Dataset extract —
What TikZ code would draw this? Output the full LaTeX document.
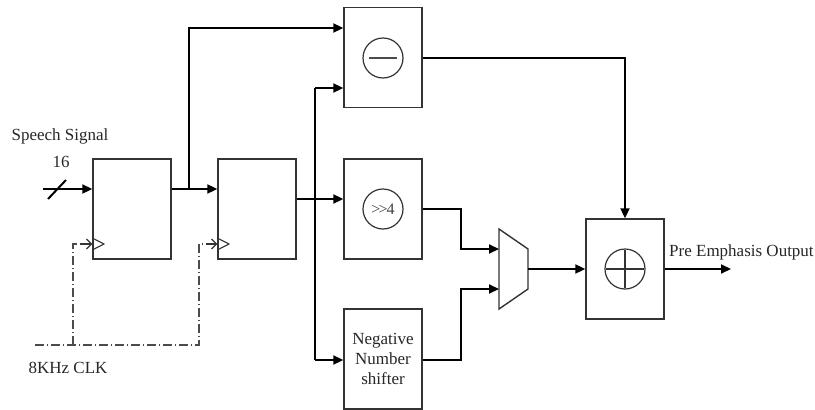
\documentclass[tikz,border=0pt]{standalone}
\usepackage{fontspec}
\setmainfont{Liberation Serif}
\usetikzlibrary{arrows.meta}
\tikzset{
  blk/.style={draw=black!80, line width=1.4pt, minimum width=78pt, minimum height=100pt, inner sep=0pt},
  sig/.style={line width=2pt, -{Triangle[length=10pt,width=9pt]}},
  wire/.style={line width=2pt},
  clk/.style={draw=black!70, line width=1.3pt, dash pattern=on 9pt off 3pt on 1pt off 3pt},
  op/.style={draw=black!80, circle, line width=1.2pt, minimum size=40pt, inner sep=0pt},
  lbl/.style={font=\fontsize{17}{20}\selectfont, text=black!85, inner sep=0pt}
}
\begin{document}
\begin{tikzpicture}[x=1pt,y=-1pt]
\useasboundingbox (0,0) rectangle (815,410);
% registers
\node[blk] (r1) at (132,209) {};
\node[blk] (r2) at (257,209) {};
% processing blocks
\node[blk] (sub) at (383,57.5) {};
\node[blk] (shf) at (383,209) {};
\node[blk, align=center, lbl] (neg) at (383,359) {Negative\\Number\\shifter};
\node[blk] (add) at (625,269) {};
% operators
\node[op] (subop) at (383,58) {};
\draw[black!70, line width=1.4pt] ([xshift=-14pt]subop.center) -- ([xshift=14pt]subop.center);
\node[op, text=black!75, font=\fontsize{16}{18}\selectfont] (shfop) at (383,209) {\textgreater\kern-1.8pt\textgreater\kern-1pt4};
\node[op] (addop) at (625,269) {};
\draw[black!80, line width=1.2pt] ([xshift=-19pt]addop.center) -- ([xshift=19pt]addop.center) ([yshift=-19pt]addop.center) -- ([yshift=19pt]addop.center);
% mux
\coordinate (m1) at (499,229);
\coordinate (m2) at (528,249);
\coordinate (m3) at (528,289);
\coordinate (m4) at (499,309);
\draw[black!80, line width=1.4pt] (m1) -- (m2) -- (m3) -- (m4) -- cycle;
\coordinate (mA) at (499,249);
\coordinate (mB) at (499,289);
\coordinate (mO) at (528,269);
% input
\coordinate (in) at (43,189);
\draw[sig] (in) -- (r1.west |- in);
\draw[wire] (48,199) -- (66,180);
\node[lbl] (t16) at (61,162) {16};
\node[lbl] (tsp) at (60,136) {Speech Signal};
% r1 -> r2, branch to sub
\coordinate (b1) at (189,189);
\draw[sig] (r1.east |- in) -- (r2.west |- in);
\draw[sig] (b1) -- (189,28) -- (sub.west |- 0,28);
% r2 -> trunk
\coordinate (tr) at (315,199);
\draw[sig] (r2.east |- tr) -- (shf.west |- tr);
\draw[wire] (315,88) -- (315,360);
\draw[sig] (315,88) -- (sub.west |- 0,88);
\draw[sig] (315,360) -- (neg.west |- 0,360);
% to mux
\draw[sig] (shf.east) -- (461,209) -- (461,249) -- (mA);
\draw[sig] (neg.east |- 0,360) -- (461,360) -- (461,289) -- (mB);
\draw[sig] (mO) -- (add.west);
% sub to add
\draw[sig] (sub.east |- 0,58) -- (625,58) -- (add.north);
% output
\coordinate (out) at (731,269);
\draw[sig] (add.east) -- (out);
\node[lbl, anchor=west] (tout) at (669,252) {Pre Emphasis Output};
% clocks
\draw[black!80, line width=1.1pt] (r1.west |- 0,238) -- (104,244) -- (r1.west |- 0,250);
\draw[black!80, line width=1.1pt] (r2.west |- 0,238) -- (229,244) -- (r2.west |- 0,250);
\draw[clk] (35,345) -- (199,345) -- (199,244) -- (212,244);
\draw[clk] (73,345) -- (73,244) -- (87,244);
\draw[black!80, line width=1.1pt, -{Straight Barb[length=5pt,width=10pt]}] (80,244) -- (r1.west |- 0,244);
\draw[black!80, line width=1.1pt, -{Straight Barb[length=5pt,width=10pt]}] (206,244) -- (r2.west |- 0,244);
\node[lbl] (tclk) at (68,368) {8KHz CLK};
\end{tikzpicture}
\end{document}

Your objective — Restate the listing above word for word, and skip the pictures.

Task answer —
What TikZ code would draw this? Output the full LaTeX document.
\documentclass[tikz,border=0pt]{standalone}
\usepackage{fontspec}
\setmainfont{Liberation Serif}
\usetikzlibrary{arrows.meta}
\tikzset{
  blk/.style={draw=black!80, line width=1.4pt, minimum width=78pt, minimum height=100pt, inner sep=0pt},
  sig/.style={line width=2pt, -{Triangle[length=10pt,width=9pt]}},
  wire/.style={line width=2pt},
  clk/.style={draw=black!70, line width=1.3pt, dash pattern=on 9pt off 3pt on 1pt off 3pt},
  op/.style={draw=black!80, circle, line width=1.2pt, minimum size=40pt, inner sep=0pt},
  lbl/.style={font=\fontsize{17}{20}\selectfont, text=black!85, inner sep=0pt}
}
\begin{document}
\begin{tikzpicture}[x=1pt,y=-1pt]
\useasboundingbox (0,0) rectangle (815,410);
% registers
\node[blk] (r1) at (132,209) {};
\node[blk] (r2) at (257,209) {};
% processing blocks
\node[blk] (sub) at (383,57.5) {};
\node[blk] (shf) at (383,209) {};
\node[blk, align=center, lbl] (neg) at (383,359) {Negative\\Number\\shifter};
\node[blk] (add) at (625,269) {};
% operators
\node[op] (subop) at (383,58) {};
\draw[black!70, line width=1.4pt] ([xshift=-14pt]subop.center) -- ([xshift=14pt]subop.center);
\node[op, text=black!75, font=\fontsize{16}{18}\selectfont] (shfop) at (383,209) {\textgreater\kern-1.8pt\textgreater\kern-1pt4};
\node[op] (addop) at (625,269) {};
\draw[black!80, line width=1.2pt] ([xshift=-19pt]addop.center) -- ([xshift=19pt]addop.center) ([yshift=-19pt]addop.center) -- ([yshift=19pt]addop.center);
% mux
\coordinate (m1) at (499,229);
\coordinate (m2) at (528,249);
\coordinate (m3) at (528,289);
\coordinate (m4) at (499,309);
\draw[black!80, line width=1.4pt] (m1) -- (m2) -- (m3) -- (m4) -- cycle;
\coordinate (mA) at (499,249);
\coordinate (mB) at (499,289);
\coordinate (mO) at (528,269);
% input
\coordinate (in) at (43,189);
\draw[sig] (in) -- (r1.west |- in);
\draw[wire] (48,199) -- (66,180);
\node[lbl] (t16) at (61,162) {16};
\node[lbl] (tsp) at (60,136) {Speech Signal};
% r1 -> r2, branch to sub
\coordinate (b1) at (189,189);
\draw[sig] (r1.east |- in) -- (r2.west |- in);
\draw[sig] (b1) -- (189,28) -- (sub.west |- 0,28);
% r2 -> trunk
\coordinate (tr) at (315,199);
\draw[sig] (r2.east |- tr) -- (shf.west |- tr);
\draw[wire] (315,88) -- (315,360);
\draw[sig] (315,88) -- (sub.west |- 0,88);
\draw[sig] (315,360) -- (neg.west |- 0,360);
% to mux
\draw[sig] (shf.east) -- (461,209) -- (461,249) -- (mA);
\draw[sig] (neg.east |- 0,360) -- (461,360) -- (461,289) -- (mB);
\draw[sig] (mO) -- (add.west);
% sub to add
\draw[sig] (sub.east |- 0,58) -- (625,58) -- (add.north);
% output
\coordinate (out) at (731,269);
\draw[sig] (add.east) -- (out);
\node[lbl, anchor=west] (tout) at (669,252) {Pre Emphasis Output};
% clocks
\draw[black!80, line width=1.1pt] (r1.west |- 0,238) -- (104,244) -- (r1.west |- 0,250);
\draw[black!80, line width=1.1pt] (r2.west |- 0,238) -- (229,244) -- (r2.west |- 0,250);
\draw[clk] (35,345) -- (199,345) -- (199,244) -- (212,244);
\draw[clk] (73,345) -- (73,244) -- (87,244);
\draw[black!80, line width=1.1pt, -{Straight Barb[length=5pt,width=10pt]}] (80,244) -- (r1.west |- 0,244);
\draw[black!80, line width=1.1pt, -{Straight Barb[length=5pt,width=10pt]}] (206,244) -- (r2.west |- 0,244);
\node[lbl] (tclk) at (68,368) {8KHz CLK};
\end{tikzpicture}
\end{document}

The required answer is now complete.